TWO female activists from Cork have been honoured in a new mural on a city street.
The street art was part of the Creativity and Change course — the core of the course is to explore and address global justice.
The mural depicts a large-scale graphical portrait of each of the Cork women.
It also includes framed areas where other groups and the public are invited to participate and add their own creative voice.
A quote by American activist Alice Walker also features: “The most common way people give up power is by thinking they don’t have any.”
The inspiring quote was chosen to bring an awareness of local and global issues, and motivate people in the community to act and make change for a better world.
Aoife Ní Mhurchú, from Ballincollig, is a nurse with Doctors Without Borders. She worked with Medécins Sans Frontieres (MSF) on the Aquarius search and rescue ship in the Mediterranean and was the focal point for vulnerable people who were rescued on board.
The refugees make life and death choices every day and Aoife continues to carry out her very important work with MSF to rescue vulnerable people who flee from the dangerous situations in their own countries.
Alicia O’Sullivan is a climate activist and rights campaigner from Skibbereen. She became a prominent voice in Ireland after the first Global Climate Youth Strike and spoke at the Ocean Wealth Summit Conference in Cork city in front of 30 Small Island Nations, the Tanaiste and Former Secretary of State John Kerry.
She is currently involved in developing educational programmes including a Mental Health Event ‘GenZ’ with Healthy Ireland.
Alicia launched the youth manifesto on climate justice in 2020 as a space to engage young people on the importance of global climate and respond to climate change.
Here, the Crawford students explain why they chose the two women to feature in the art work;
Colette Mulholland, participant in the Creativity and Change course, said: “We all need role models in life to inspire change and show us how our good intentions can become positive actions.
While Ann Lambe, participant of Creativity and Change, said: “I chose Alicia O’Sullivan for the mural project as I think she is an amazing young activist who is a guiding light on climate change and social issues.
“Her activist work provides a voice and a space for young people to respond and act for climate change for future generations.”

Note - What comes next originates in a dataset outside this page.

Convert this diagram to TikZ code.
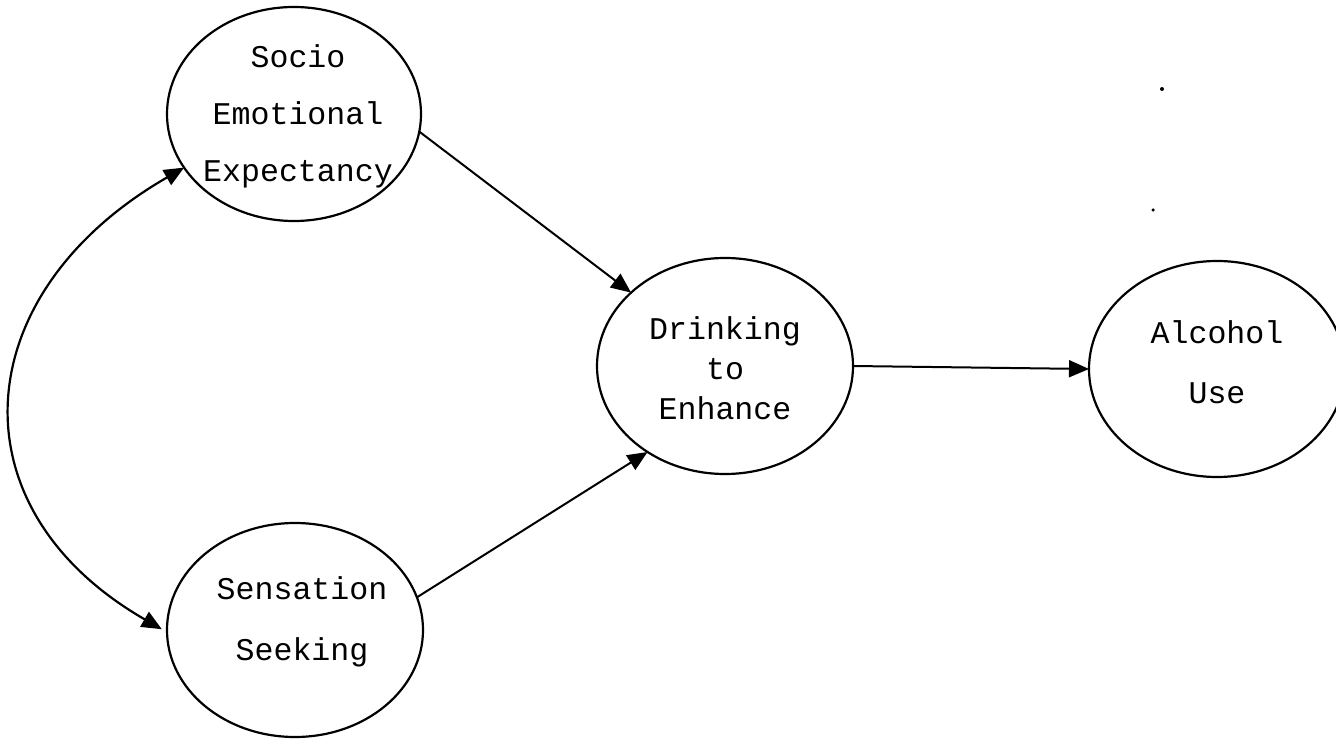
\documentclass[tikz,border=0pt]{standalone}
\usepackage{fontspec}
\setmonofont{Liberation Mono}
\usetikzlibrary{shapes.geometric,arrows.meta}
\begin{document}
\begin{tikzpicture}[x=1pt,y=1pt,
  construct/.style={draw, ellipse, line width=2.2pt, inner sep=0pt, outer sep=0pt,
    minimum width=256pt, minimum height=214pt},
  caption/.style={align=center, font=\ttfamily\fontsize{31.6}{57}\selectfont},
  path/.style={line width=2pt, -{Triangle[length=20pt,width=17pt]}},
  twoway/.style={line width=2.2pt, {Triangle[length=20pt,width=17pt]}-{Triangle[length=20pt,width=17pt]}},
  speck/.style={fill, circle, inner sep=0pt, minimum size=4pt}]
\useasboundingbox (0,0) rectangle (1336,740);

% latent constructs
\node[construct, minimum width=254pt] (se) at (294,626) {};
\node[construct] (ss) at (295,110) {};
\node[construct, minimum height=216pt] (dr) at (725,374) {};
\node[construct, minimum height=216pt] (au) at (1217,371) {};

% labels
\node[caption] (tse) at (298,624) {Socio\\Emotional\\Expectancy};
\node[caption, font=\ttfamily\fontsize{31.6}{61}\selectfont] (tss) at (302,118) {Sensation\\Seeking};
\node[caption, font=\ttfamily\fontsize{31.6}{40}\selectfont] (tdr) at (725,372) {Drinking\\to\\Enhance};
\node[caption, font=\ttfamily\fontsize{31.6}{60}\selectfont] (tau) at (1217,378) {Alcohol\\Use};

% paths
\draw[path] (se.-8.5) -- (dr.142.5);
\draw[path] (ss.15.8) -- (dr.228.7);
\draw[path] (dr.east) -- (au.west);

% correlation between the two predictors
\draw[twoway, shorten >=6pt] (se.206) .. controls +(-217,-125) and +(-217,125) .. (ss.181);

% stray marks
\node[speck] (d1) at (1162,651) {};
\node[speck, minimum size=3.5pt] (d2) at (1153,530) {};
\end{tikzpicture}
\end{document}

Commenting on being chosen to feature in the mural, Alicia, 19, said: “Having a mural in my home of Cork is an indescribable feeling, to be recognised and included in such beautiful art and the work of the ‘Creativity and Change’ CIT Project is truly an honour and I want to extend my thanks to the artists and team who were involved in the project.”
Applications are open for the September intake of Creativity & Change ‘21/’22.
This accredited, Special Purpose Award programme targets educators, change-makers, activists, artists, youth and community workers, adult educators, volunteers and anyone who is interested in how creative engagement can nurture global citizenship and empathic action around local and global justice themes.
Based at Crawford College of Art & Design, Cork, Creativity & Change is about creativity and its power to ignite empathy, passion and learning about our interconnected and interdependent world.
Speaking about the course, Ann Lambe said: “I found the creativity and change course to be a great learning experience. We studied different world issues, engaged with nature and the environment and learned about the importance of taking action to protect it.
“We participated in various forms of creativity including street art, forum theatre, and sketch noting and how to apply these skills to create an awareness raising campaign which was an amazing opportunity.
“The creativity and change team are inspirational and this innovative course has changed my perspective to be a more responsible person, and I’m inspired to bring the experience to the wider community.”